FSMA 204, also known as the Food Traceability Rule, represents one of the most significant regulatory shifts for the food industry in decades. Its core mission is to enable rapid identification and removal of contaminated food from the market during an outbreak, thereby reducing foodborne illnesses. To achieve this, the rule mandates extensive record-keeping for specific high-risk foods on the FDA’s Food Traceability List (FTL), which includes items like leafy greens, fresh-cut produce, soft cheeses, and certain types of seafood.

Under the rule, companies that handle these foods must capture and maintain specific Key Data Elements (KDEs)—such as traceability lot codes, product descriptions, and location data—at various Critical Tracking Events (CTEs) like harvesting, shipping, and receiving. Furthermore, they must be able to provide this data to the FDA in a sortable electronic spreadsheet within 24 hours of a request. While the FDA recently extended the compliance deadline to July 2028 to give the industry more time to prepare, many major retailers and foodservice operators are pushing their suppliers for compliance on accelerated timelines, making traceability a non-negotiable cost of doing business.

For many small to mid-sized suppliers, these requirements present a formidable challenge. Lacking dedicated IT departments and sophisticated enterprise software, they often rely on paper records or disparate spreadsheets. The prospect of investing in complex systems, training staff, and ensuring seamless data exchange with all trading partners is a significant financial and logistical hurdle. Manual data entry remains a widespread practice, a process notoriously prone to errors that can compromise the integrity of the entire traceability chain.

A “Data Bridge” from Physical to Digital

The partnership between iFoodDS and Markem-Imaje tackles these challenges head-on by creating an elegant, integrated solution that connects the physical world of production with the digital world of data management. The system is built on a simple yet powerful concept: transforming the GS1-compliant barcode printed on every product case into a digital data conduit.

Here’s how the workflow is designed to function: iFoodDS provides standardized, FSMA-aligned label templates through its Trace Exchange™ platform. These templates remove ambiguity by pre-defining the necessary data fields and embedding the logic for GS1 standards. A supplier then uses these templates within Markem-Imaje’s CoLOS® software, which drives their on-site printers to create and apply a unique, compliant label to each case of food.

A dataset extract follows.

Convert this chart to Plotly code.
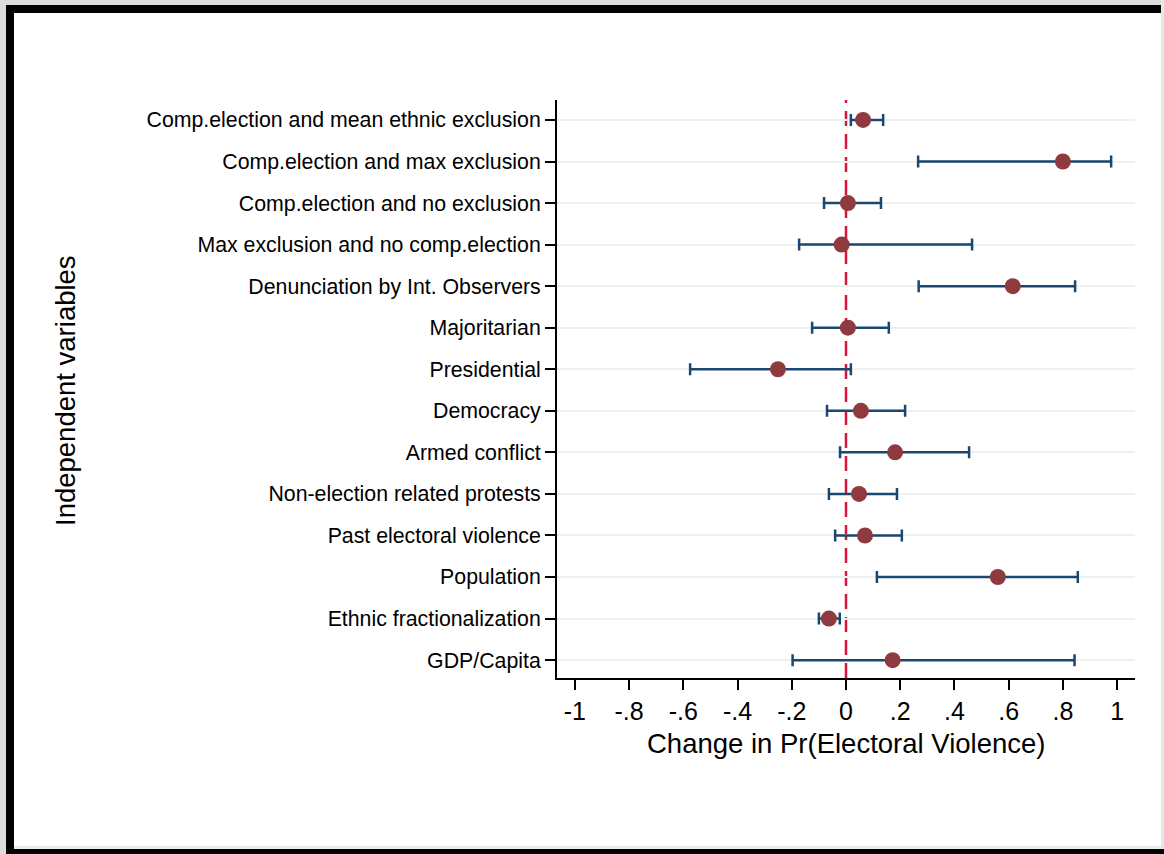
import plotly.graph_objects as go

# ---- data ----
variables = [
    "Comp.election and mean ethnic exclusion",
    "Comp.election and max exclusion",
    "Comp.election and no exclusion",
    "Max exclusion and no comp.election",
    "Denunciation by Int. Observers",
    "Majoritarian",
    "Presidential",
    "Democracy",
    "Armed conflict",
    "Non-election related protests",
    "Past electoral violence",
    "Population",
    "Ethnic fractionalization",
    "GDP/Capita",
]
effect = [0.063, 0.800, 0.007, -0.016, 0.615, 0.007, -0.251, 0.055, 0.181, 0.048, 0.070, 0.560, -0.063, 0.172]
ci_low = [0.018, 0.266, -0.081, -0.173, 0.268, -0.125, -0.575, -0.070, -0.022, -0.063, -0.040, 0.114, -0.100, -0.197]
ci_high = [0.137, 0.978, 0.129, 0.465, 0.845, 0.158, 0.018, 0.218, 0.454, 0.188, 0.206, 0.855, -0.023, 0.843]
xtick_vals = [-1, -0.8, -0.6, -0.4, -0.2, 0, 0.2, 0.4, 0.6, 0.8, 1]
xtick_text = ["-1", "-.8", "-.6", "-.4", "-.2", "0", ".2", ".4", ".6", ".8", "1"]

# ---- layout geometry (pixels) ----
W, H = 1164, 854
L, R, T, B = 557, 1135, 100, 678
PW, PH = R - L, B - T


def px(x):
    return (x - L) / PW


def py(y):
    return (B - y) / PH


ypos = list(range(1, len(variables) + 1))
err_plus = [h - e for h, e in zip(ci_high, effect)]
err_minus = [e - l for e, l in zip(effect, ci_low)]

NAVY = "#1a476f"
MAROON = "#8f3a3f"
FONT = "Liberation Sans, Arial, Helvetica, sans-serif"

fig = go.Figure()
fig.add_trace(go.Scatter(
    x=effect, y=ypos, mode="markers",
    marker=dict(size=16, color=MAROON, line=dict(width=0)),
    error_x=dict(type="data", symmetric=False, array=err_plus, arrayminus=err_minus,
                 color=NAVY, thickness=2.5, width=6),
    showlegend=False, hoverinfo="skip",
))

shapes = []
# reference line at zero
shapes.append(dict(type="line", xref="x", yref="paper", x0=0, x1=0, y0=0, y1=1,
                   line=dict(color="#dc143c", width=2.5, dash="15px,8px"), layer="between"))


def rect(x0, y0, x1, y1, color):
    shapes.append(dict(type="rect", xref="paper", yref="paper",
                       x0=px(x0), x1=px(x1), y0=py(y1), y1=py(y0),
                       fillcolor=color, line=dict(width=0), layer="above"))


# outer frame (screenshot border)
rect(0, 0, W, 5, "#dcdcdc")
rect(0, 0, 6, H, "#dcdcdc")
rect(1161, 0, W, H, "#e4e8ea")
rect(6, 5, 1161, 13, "#000000")
rect(6, 5, 14, 849, "#000000")
rect(6, 849, W, H, "#000000")
rect(14, 846, 1161, 849, "#e8ecee")

annotations = [
    dict(text="Change in Pr(Electoral Violence)", xref="paper", yref="paper",
         x=0.5, y=py(743), xanchor="center", yanchor="middle", showarrow=False,
         font=dict(family=FONT, size=27.5, color="black")),
    dict(text="Independent variables", xref="paper", yref="paper",
         x=px(65), y=py(390), xanchor="center", yanchor="middle", showarrow=False,
         textangle=-90, font=dict(family=FONT, size=27.5, color="black")),
]

fig.update_layout(
    width=W, height=H,
    margin=dict(l=L, r=W - R, t=T, b=H - B, pad=0),
    paper_bgcolor="white", plot_bgcolor="white",
    font=dict(family=FONT, color="black"),
    shapes=shapes, annotations=annotations,
    xaxis=dict(range=[-1.066, 1.066], tickvals=xtick_vals, ticktext=xtick_text,
               showgrid=False, zeroline=False, showline=True, linecolor="black", linewidth=2,
               ticks="outside", ticklen=10, tickwidth=2, tickcolor="black",
               tickfont=dict(family=FONT, size=25, color="black")),
    yaxis=dict(range=[14.43, 0.52], tickvals=ypos, ticktext=variables,
               showgrid=True, gridcolor="#eaf2f3", gridwidth=2, zeroline=False,
               showline=True, linecolor="black", linewidth=2,
               ticks="outside", ticklen=10, tickwidth=2, tickcolor="black",
               tickfont=dict(family=FONT, size=21.3, color="black")),
)

fig.write_html("out.html")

This label contains a barcode that encodes all the required KDEs—the traceability lot code, location information, product identifiers, and more. Today, this ensures a standardized format for data capture. The next step, a planned software integration, will fully automate the process. Data generated during the label creation process in CoLOS® will be automatically captured and shared with the iFoodDS Trace Exchange™ platform, creating a digital traceability record without a single manual keystroke.

“Suppliers shouldn't need enterprise IT projects to comply with FSMA 204,” said Andrew Kennedy, Chief Traceability Officer at iFoodDS. “By making FSMA-aligned labels readily accessible today and automatically capturing KDEs when the CoLOS® integration comes online, we're giving suppliers a practical, low‑lift path to share traceability data with every customer — without forcing complex integrations on day one.”

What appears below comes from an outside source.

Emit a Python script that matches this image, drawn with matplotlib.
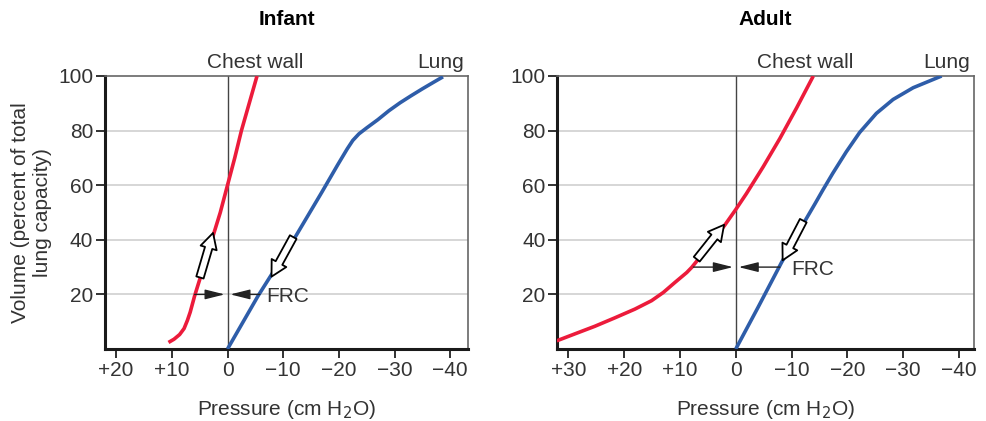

Lowering Barriers for Widespread Adoption

By focusing on simplicity and automation, the partnership aims to democratize traceability compliance. The solution is engineered to dismantle the most common barriers that prevent smaller suppliers from adopting modern food safety technology. Key benefits include instant access to compliant labels, which improves consistency and accuracy across the entire supply chain.

Crucially, the system does not require an expensive, time-consuming ERP integration to get started. Suppliers can begin using the standardized labels immediately and share traceability data with their customers through the iFoodDS Trace Exchange™, a single platform that eliminates the cost and complexity of managing multiple, disparate customer connections. This approach allows businesses to participate in advanced traceability programs using the labeling tools and processes they already rely on.

Stephen Gryczka, Strategy and Corporate Development Director at Markem-Imaje, highlighted the value of leveraging existing infrastructure. “We're excited to be integrating CoLOS® with the iFoodDS Trace Exchange™ platform to help food suppliers leverage existing labeling infrastructure to comply with FSMA 204 traceability requirements,” he stated. “Using CoLOS®, food suppliers will be able to automate the capture and connect printed key data elements (KDEs) to iFoodDS Trace Exchange™ systems simplifying compliance across the supply chain with an efficient, scalable, and fully supported solution.”

This transformation of labeling from a mere customer requirement into a structured workflow for data capture and sharing eliminates duplicate effort, reduces costly errors, and empowers suppliers to meet modern food safety standards without a massive capital investment. As the industry moves from uncertainty to execution on FSMA 204, this scalable, standards-based approach provides a clear and practical path forward for businesses of all sizes and technical maturity levels.